Repeat each entry word for word. Leave any images out of the copy.

==================================================

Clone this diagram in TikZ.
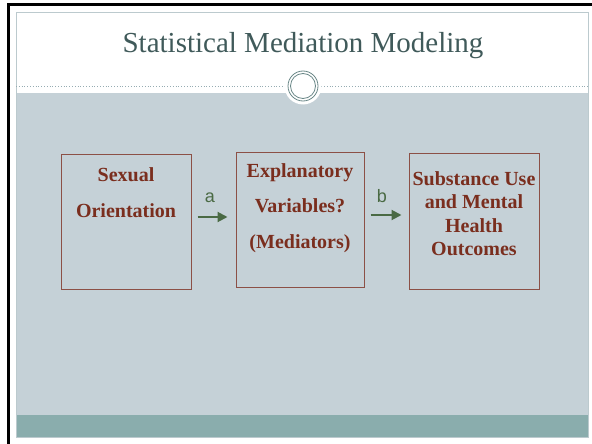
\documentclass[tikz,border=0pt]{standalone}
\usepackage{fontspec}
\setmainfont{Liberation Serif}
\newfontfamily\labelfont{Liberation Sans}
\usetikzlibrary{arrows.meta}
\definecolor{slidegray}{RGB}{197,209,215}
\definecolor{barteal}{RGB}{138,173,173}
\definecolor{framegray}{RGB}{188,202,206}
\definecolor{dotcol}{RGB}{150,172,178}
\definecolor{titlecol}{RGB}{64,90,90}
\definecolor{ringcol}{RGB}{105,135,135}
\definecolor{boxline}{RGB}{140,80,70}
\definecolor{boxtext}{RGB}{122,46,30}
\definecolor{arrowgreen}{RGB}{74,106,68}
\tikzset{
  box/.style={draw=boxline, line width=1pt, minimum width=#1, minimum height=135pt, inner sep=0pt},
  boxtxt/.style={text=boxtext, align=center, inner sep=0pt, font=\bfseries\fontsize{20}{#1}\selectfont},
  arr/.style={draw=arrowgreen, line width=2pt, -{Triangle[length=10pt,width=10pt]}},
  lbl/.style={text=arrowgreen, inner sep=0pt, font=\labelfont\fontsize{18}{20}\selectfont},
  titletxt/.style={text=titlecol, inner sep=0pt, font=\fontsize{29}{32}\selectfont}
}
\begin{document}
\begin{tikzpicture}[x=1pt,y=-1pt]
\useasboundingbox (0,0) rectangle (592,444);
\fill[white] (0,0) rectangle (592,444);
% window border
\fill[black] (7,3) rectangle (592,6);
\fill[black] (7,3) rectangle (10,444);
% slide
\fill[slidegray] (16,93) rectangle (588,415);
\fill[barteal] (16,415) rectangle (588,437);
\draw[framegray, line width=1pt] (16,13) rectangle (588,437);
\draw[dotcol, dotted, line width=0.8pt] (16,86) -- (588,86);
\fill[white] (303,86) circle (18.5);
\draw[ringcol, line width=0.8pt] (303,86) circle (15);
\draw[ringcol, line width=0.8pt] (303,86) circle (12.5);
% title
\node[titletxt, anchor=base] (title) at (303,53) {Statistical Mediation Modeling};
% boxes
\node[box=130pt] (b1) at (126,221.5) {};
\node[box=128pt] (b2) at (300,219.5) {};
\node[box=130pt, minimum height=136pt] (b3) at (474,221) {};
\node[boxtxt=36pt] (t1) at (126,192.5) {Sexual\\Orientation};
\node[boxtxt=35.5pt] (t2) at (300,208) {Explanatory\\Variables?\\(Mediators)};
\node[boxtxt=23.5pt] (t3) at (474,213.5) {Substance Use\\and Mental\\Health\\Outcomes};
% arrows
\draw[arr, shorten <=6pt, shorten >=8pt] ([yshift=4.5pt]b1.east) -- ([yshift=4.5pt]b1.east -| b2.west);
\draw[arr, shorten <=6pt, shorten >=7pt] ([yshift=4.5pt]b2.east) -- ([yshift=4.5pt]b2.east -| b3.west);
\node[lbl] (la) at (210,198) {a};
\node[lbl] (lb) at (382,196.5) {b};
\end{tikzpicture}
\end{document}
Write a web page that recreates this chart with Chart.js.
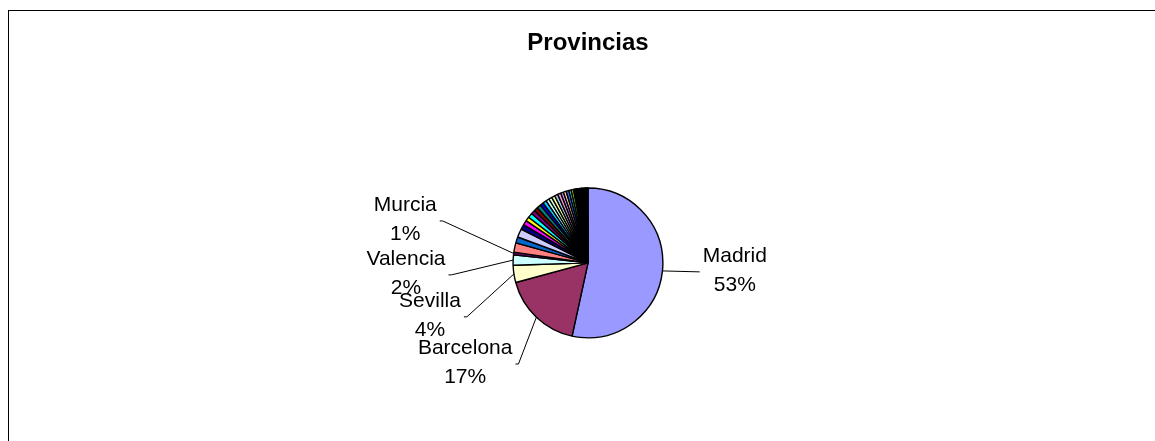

==================================================

» Solution for this task
Clone this diagram in TikZ.
\documentclass[tikz,border=0pt]{standalone}
\usepackage{fontspec}
\setmainfont{Liberation Serif}
\newfontfamily\labelfont{Liberation Sans}
\usetikzlibrary{arrows.meta}
\definecolor{slidegray}{RGB}{197,209,215}
\definecolor{barteal}{RGB}{138,173,173}
\definecolor{framegray}{RGB}{188,202,206}
\definecolor{dotcol}{RGB}{150,172,178}
\definecolor{titlecol}{RGB}{64,90,90}
\definecolor{ringcol}{RGB}{105,135,135}
\definecolor{boxline}{RGB}{140,80,70}
\definecolor{boxtext}{RGB}{122,46,30}
\definecolor{arrowgreen}{RGB}{74,106,68}
\tikzset{
  box/.style={draw=boxline, line width=1pt, minimum width=#1, minimum height=135pt, inner sep=0pt},
  boxtxt/.style={text=boxtext, align=center, inner sep=0pt, font=\bfseries\fontsize{20}{#1}\selectfont},
  arr/.style={draw=arrowgreen, line width=2pt, -{Triangle[length=10pt,width=10pt]}},
  lbl/.style={text=arrowgreen, inner sep=0pt, font=\labelfont\fontsize{18}{20}\selectfont},
  titletxt/.style={text=titlecol, inner sep=0pt, font=\fontsize{29}{32}\selectfont}
}
\begin{document}
\begin{tikzpicture}[x=1pt,y=-1pt]
\useasboundingbox (0,0) rectangle (592,444);
\fill[white] (0,0) rectangle (592,444);
% window border
\fill[black] (7,3) rectangle (592,6);
\fill[black] (7,3) rectangle (10,444);
% slide
\fill[slidegray] (16,93) rectangle (588,415);
\fill[barteal] (16,415) rectangle (588,437);
\draw[framegray, line width=1pt] (16,13) rectangle (588,437);
\draw[dotcol, dotted, line width=0.8pt] (16,86) -- (588,86);
\fill[white] (303,86) circle (18.5);
\draw[ringcol, line width=0.8pt] (303,86) circle (15);
\draw[ringcol, line width=0.8pt] (303,86) circle (12.5);
% title
\node[titletxt, anchor=base] (title) at (303,53) {Statistical Mediation Modeling};
% boxes
\node[box=130pt] (b1) at (126,221.5) {};
\node[box=128pt] (b2) at (300,219.5) {};
\node[box=130pt, minimum height=136pt] (b3) at (474,221) {};
\node[boxtxt=36pt] (t1) at (126,192.5) {Sexual\\Orientation};
\node[boxtxt=35.5pt] (t2) at (300,208) {Explanatory\\Variables?\\(Mediators)};
\node[boxtxt=23.5pt] (t3) at (474,213.5) {Substance Use\\and Mental\\Health\\Outcomes};
% arrows
\draw[arr, shorten <=6pt, shorten >=8pt] ([yshift=4.5pt]b1.east) -- ([yshift=4.5pt]b1.east -| b2.west);
\draw[arr, shorten <=6pt, shorten >=7pt] ([yshift=4.5pt]b2.east) -- ([yshift=4.5pt]b2.east -| b3.west);
\node[lbl] (la) at (210,198) {a};
\node[lbl] (lb) at (382,196.5) {b};
\end{tikzpicture}
\end{document}
Write a web page that recreates this chart with Chart.js.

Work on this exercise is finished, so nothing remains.